Al fondo del paisaje se distinguen dos pastores, a los que un ángel está anunciando el nacimiento de Cristo en Belén. María no reposa con su hijo en un establo, sino al aire libre, sin san José ni el buey ni la mula, motivos habituales dentro de la imagineria popular sobre el nacimiento de Jesucristo. Y la tina, la jarra y la cama, objetos de entorno cotidiano, pertenecen a una esfera de la realidad muy alejada de las alturas celestiales de los ángeles y de Dios Padre.
En la actualidad, la escena suscita en el espectador un efecto semejante al de las obras surrealistas, que se caracterizan por hacer coincidir, como en un sueño, personas y cosas de tiempo y espacios muy distintos.
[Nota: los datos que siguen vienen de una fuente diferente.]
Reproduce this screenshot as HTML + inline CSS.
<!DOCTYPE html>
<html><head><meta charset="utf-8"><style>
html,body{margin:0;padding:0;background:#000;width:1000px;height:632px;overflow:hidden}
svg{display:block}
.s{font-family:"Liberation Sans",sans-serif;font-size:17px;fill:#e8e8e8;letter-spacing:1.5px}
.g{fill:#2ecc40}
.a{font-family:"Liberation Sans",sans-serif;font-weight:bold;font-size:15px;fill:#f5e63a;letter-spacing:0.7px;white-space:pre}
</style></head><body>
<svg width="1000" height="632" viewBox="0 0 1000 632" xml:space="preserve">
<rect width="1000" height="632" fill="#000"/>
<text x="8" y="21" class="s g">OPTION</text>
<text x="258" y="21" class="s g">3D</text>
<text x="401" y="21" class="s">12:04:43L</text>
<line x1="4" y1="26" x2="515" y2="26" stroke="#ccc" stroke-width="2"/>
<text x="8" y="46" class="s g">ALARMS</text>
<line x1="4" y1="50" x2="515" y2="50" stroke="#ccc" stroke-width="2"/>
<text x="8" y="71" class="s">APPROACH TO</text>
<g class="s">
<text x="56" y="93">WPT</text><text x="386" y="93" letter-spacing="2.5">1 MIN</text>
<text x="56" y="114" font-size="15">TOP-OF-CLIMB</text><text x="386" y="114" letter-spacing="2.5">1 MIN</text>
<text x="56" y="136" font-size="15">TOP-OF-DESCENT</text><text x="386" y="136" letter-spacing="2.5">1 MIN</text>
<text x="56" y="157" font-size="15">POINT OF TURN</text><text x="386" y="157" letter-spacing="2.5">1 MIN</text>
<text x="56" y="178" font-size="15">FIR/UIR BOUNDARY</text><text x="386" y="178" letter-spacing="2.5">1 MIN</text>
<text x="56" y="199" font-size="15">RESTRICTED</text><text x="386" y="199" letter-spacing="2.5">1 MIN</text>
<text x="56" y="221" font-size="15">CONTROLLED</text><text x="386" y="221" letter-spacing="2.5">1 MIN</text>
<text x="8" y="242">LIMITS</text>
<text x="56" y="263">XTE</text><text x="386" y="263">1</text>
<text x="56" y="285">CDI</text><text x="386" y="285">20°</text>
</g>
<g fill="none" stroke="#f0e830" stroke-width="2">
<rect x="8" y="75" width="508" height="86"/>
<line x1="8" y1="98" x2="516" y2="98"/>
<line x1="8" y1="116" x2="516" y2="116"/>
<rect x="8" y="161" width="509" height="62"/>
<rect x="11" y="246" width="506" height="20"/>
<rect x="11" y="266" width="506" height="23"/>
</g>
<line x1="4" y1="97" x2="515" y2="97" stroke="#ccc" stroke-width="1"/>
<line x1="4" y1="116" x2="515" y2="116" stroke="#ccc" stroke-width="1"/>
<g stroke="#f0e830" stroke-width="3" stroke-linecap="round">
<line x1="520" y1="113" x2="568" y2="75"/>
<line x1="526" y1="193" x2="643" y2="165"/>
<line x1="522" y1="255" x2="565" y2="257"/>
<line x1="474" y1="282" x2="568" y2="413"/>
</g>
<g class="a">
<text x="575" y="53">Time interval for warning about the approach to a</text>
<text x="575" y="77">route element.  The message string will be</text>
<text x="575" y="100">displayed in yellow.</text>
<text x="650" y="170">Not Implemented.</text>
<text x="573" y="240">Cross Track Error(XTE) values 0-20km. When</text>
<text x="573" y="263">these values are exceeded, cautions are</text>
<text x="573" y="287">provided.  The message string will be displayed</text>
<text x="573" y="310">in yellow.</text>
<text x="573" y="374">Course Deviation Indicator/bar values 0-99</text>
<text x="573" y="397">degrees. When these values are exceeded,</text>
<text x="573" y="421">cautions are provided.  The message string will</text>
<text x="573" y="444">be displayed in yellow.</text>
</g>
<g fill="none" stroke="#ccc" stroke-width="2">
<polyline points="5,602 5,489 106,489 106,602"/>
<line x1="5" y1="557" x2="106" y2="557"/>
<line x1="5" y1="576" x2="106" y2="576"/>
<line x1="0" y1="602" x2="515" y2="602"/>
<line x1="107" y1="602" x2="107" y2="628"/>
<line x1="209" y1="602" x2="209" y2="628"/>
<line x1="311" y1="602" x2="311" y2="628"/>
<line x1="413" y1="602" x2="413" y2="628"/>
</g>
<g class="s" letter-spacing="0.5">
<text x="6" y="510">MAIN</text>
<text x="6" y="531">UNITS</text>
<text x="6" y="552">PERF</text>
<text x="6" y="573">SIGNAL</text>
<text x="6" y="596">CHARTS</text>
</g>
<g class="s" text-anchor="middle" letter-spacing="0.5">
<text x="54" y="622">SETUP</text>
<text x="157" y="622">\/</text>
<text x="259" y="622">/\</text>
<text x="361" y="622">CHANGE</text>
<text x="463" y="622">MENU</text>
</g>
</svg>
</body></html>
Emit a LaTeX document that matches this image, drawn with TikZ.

Ahora bien, mientras que los surrealistas perseguían un mundo sin lógica, el retablo de Grunewald – tanto para el pintor como para los religiosos que se lo encargaron – estaba provisto de lógica hasta el más minimo detalle.
Siempre he sentido fascinación por la fina cortina entre la fe y la simple aceptación. Una aceptación tardía y pacifica como la de la Virgen en el retablo: el rostro sereno, brillante de pura y callada sumisión. Los designios de Dios son misteriosos e inalcanzables y el arte lo reflejo con su mayor expresión de divinidad a su alcance: una depurada belleza.